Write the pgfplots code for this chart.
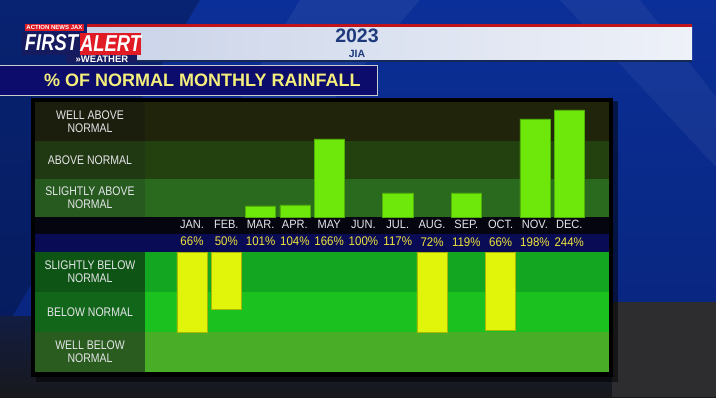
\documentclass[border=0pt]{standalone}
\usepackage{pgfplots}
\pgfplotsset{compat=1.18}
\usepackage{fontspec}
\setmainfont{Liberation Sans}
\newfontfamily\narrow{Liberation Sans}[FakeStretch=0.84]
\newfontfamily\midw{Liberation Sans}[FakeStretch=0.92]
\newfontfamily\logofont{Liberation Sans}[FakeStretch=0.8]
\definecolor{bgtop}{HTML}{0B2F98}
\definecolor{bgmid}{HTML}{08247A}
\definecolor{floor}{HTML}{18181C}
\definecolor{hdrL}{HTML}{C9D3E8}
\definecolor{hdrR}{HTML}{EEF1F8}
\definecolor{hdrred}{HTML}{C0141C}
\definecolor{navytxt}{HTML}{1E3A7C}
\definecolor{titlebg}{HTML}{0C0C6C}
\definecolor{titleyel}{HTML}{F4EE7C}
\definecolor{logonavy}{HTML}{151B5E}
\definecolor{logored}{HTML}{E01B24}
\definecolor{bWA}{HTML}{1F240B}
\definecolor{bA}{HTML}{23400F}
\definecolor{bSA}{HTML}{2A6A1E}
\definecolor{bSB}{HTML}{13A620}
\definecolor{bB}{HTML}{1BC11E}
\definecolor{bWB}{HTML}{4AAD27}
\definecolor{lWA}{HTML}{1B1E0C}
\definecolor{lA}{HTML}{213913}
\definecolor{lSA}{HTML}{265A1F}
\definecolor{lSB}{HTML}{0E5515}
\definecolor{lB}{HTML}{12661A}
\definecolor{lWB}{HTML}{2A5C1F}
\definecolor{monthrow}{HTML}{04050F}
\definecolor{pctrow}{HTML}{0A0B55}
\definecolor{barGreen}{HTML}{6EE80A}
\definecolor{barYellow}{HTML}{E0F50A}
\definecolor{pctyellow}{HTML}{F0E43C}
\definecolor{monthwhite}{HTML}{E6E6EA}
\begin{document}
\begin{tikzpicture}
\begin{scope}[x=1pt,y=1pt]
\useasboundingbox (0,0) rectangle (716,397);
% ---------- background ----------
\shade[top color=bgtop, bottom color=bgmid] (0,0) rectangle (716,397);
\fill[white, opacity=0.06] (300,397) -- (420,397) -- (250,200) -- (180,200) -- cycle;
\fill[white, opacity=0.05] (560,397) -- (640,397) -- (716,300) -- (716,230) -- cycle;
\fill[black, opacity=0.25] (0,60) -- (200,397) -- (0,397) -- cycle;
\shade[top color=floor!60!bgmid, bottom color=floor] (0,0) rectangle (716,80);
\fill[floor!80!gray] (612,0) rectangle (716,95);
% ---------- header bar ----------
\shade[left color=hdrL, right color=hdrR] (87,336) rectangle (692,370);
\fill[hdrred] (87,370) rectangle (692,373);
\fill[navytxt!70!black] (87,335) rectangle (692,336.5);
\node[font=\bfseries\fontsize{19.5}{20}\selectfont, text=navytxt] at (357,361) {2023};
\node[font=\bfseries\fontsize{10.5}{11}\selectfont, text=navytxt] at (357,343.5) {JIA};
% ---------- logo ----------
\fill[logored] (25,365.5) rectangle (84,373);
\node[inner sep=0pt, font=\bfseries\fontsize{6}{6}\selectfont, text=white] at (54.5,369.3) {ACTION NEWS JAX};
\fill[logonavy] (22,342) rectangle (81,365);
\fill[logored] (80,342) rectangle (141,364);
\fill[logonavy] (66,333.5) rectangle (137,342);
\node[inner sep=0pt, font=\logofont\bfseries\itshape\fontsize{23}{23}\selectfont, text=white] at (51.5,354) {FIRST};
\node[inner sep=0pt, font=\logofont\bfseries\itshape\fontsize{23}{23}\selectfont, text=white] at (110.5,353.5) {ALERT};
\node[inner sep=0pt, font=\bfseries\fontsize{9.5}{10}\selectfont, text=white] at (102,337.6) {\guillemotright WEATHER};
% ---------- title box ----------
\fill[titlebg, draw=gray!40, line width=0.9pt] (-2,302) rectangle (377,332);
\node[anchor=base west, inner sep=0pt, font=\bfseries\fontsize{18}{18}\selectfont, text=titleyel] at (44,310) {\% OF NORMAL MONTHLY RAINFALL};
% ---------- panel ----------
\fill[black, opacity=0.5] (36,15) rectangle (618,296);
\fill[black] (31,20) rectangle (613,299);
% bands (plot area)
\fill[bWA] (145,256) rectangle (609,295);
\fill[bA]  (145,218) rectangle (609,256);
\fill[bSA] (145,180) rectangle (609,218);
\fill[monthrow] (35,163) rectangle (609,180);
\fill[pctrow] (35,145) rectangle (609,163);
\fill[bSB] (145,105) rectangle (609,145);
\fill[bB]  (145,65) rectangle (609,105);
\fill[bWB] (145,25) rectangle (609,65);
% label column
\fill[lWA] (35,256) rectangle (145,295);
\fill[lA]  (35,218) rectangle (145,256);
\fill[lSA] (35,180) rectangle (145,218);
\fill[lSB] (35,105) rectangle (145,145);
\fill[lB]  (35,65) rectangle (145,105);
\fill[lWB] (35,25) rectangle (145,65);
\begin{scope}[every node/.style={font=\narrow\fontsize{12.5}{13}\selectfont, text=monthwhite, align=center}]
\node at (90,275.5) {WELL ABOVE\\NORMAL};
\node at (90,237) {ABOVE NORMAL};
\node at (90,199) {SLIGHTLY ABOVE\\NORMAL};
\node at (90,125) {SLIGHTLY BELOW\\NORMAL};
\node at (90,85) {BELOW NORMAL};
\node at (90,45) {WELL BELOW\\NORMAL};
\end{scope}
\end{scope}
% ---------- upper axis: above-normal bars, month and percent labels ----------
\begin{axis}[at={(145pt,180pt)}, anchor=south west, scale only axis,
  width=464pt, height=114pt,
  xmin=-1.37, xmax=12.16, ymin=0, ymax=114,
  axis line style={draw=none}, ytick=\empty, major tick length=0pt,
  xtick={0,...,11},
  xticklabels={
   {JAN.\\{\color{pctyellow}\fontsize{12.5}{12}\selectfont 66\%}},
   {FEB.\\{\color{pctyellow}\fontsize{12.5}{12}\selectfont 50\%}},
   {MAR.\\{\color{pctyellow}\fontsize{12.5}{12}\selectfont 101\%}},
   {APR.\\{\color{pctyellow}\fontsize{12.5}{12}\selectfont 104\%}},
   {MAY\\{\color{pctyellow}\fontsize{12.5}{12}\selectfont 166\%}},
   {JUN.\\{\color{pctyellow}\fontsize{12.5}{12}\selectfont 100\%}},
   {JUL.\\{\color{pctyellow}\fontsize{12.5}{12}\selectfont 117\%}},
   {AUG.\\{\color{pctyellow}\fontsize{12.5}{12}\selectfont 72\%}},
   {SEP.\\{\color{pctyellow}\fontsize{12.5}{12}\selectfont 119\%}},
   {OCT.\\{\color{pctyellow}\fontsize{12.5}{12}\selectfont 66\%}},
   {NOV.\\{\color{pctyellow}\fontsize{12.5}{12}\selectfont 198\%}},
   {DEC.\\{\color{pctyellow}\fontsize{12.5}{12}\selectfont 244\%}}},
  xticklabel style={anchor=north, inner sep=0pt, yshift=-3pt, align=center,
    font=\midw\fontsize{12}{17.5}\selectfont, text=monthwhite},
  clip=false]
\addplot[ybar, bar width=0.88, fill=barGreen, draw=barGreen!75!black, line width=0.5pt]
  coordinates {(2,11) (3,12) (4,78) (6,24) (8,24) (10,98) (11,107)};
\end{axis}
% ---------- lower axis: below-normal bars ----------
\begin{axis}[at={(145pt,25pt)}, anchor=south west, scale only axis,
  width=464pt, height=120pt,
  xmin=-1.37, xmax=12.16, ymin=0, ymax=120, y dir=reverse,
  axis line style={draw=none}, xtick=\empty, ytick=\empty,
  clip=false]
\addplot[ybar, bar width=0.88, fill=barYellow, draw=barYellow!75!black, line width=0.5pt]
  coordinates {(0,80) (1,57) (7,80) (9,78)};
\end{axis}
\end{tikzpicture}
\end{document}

##############################

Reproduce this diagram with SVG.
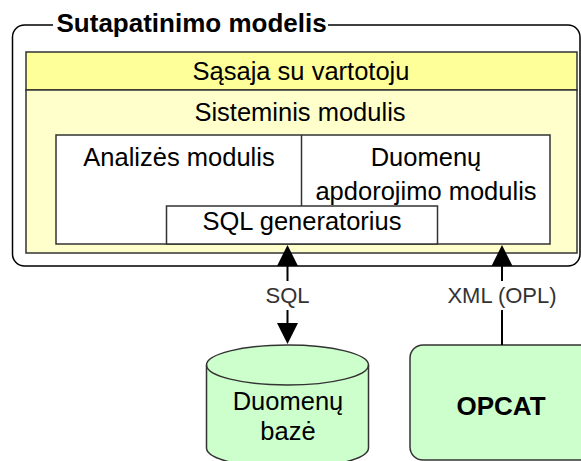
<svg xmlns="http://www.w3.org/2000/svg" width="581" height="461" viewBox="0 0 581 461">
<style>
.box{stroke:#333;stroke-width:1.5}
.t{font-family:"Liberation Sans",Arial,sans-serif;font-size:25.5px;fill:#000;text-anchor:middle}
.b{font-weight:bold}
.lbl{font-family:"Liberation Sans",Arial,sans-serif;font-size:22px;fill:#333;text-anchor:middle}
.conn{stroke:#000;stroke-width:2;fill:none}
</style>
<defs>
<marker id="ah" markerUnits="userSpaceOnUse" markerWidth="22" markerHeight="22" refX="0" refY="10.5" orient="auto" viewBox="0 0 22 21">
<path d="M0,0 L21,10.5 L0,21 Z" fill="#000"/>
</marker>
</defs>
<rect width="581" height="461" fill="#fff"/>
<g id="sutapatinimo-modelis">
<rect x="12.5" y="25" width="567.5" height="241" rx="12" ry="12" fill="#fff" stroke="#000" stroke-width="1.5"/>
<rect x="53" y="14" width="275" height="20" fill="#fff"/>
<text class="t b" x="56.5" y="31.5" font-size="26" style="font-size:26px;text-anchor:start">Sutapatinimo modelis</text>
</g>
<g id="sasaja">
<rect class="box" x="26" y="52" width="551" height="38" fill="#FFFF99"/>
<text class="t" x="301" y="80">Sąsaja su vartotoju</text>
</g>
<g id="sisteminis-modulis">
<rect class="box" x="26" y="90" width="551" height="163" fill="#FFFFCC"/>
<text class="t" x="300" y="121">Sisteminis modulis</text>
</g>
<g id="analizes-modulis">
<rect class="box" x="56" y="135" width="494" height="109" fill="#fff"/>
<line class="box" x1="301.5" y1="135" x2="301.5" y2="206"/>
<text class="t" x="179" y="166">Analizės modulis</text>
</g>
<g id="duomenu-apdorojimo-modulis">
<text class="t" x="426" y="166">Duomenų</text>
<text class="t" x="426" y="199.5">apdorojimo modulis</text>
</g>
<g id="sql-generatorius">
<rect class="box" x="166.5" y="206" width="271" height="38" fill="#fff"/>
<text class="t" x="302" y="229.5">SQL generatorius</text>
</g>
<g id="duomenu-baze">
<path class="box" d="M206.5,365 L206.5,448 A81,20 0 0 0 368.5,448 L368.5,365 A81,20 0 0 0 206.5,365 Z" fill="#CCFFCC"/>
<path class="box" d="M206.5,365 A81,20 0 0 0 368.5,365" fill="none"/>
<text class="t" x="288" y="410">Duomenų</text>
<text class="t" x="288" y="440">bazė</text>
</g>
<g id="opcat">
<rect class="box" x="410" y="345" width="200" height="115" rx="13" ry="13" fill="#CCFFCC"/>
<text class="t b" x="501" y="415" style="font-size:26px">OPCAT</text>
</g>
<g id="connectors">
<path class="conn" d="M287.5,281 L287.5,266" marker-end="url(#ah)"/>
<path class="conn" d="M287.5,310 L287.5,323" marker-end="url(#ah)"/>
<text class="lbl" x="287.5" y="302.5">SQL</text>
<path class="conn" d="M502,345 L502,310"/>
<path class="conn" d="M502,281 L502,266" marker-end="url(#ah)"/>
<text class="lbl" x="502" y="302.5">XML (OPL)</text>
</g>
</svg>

##############################

Required task | Using the listing above, list every line in which the string "this" occurs.

Task result |
Write the pgfplots code for this chart.
Reproduce this diagram with SVG.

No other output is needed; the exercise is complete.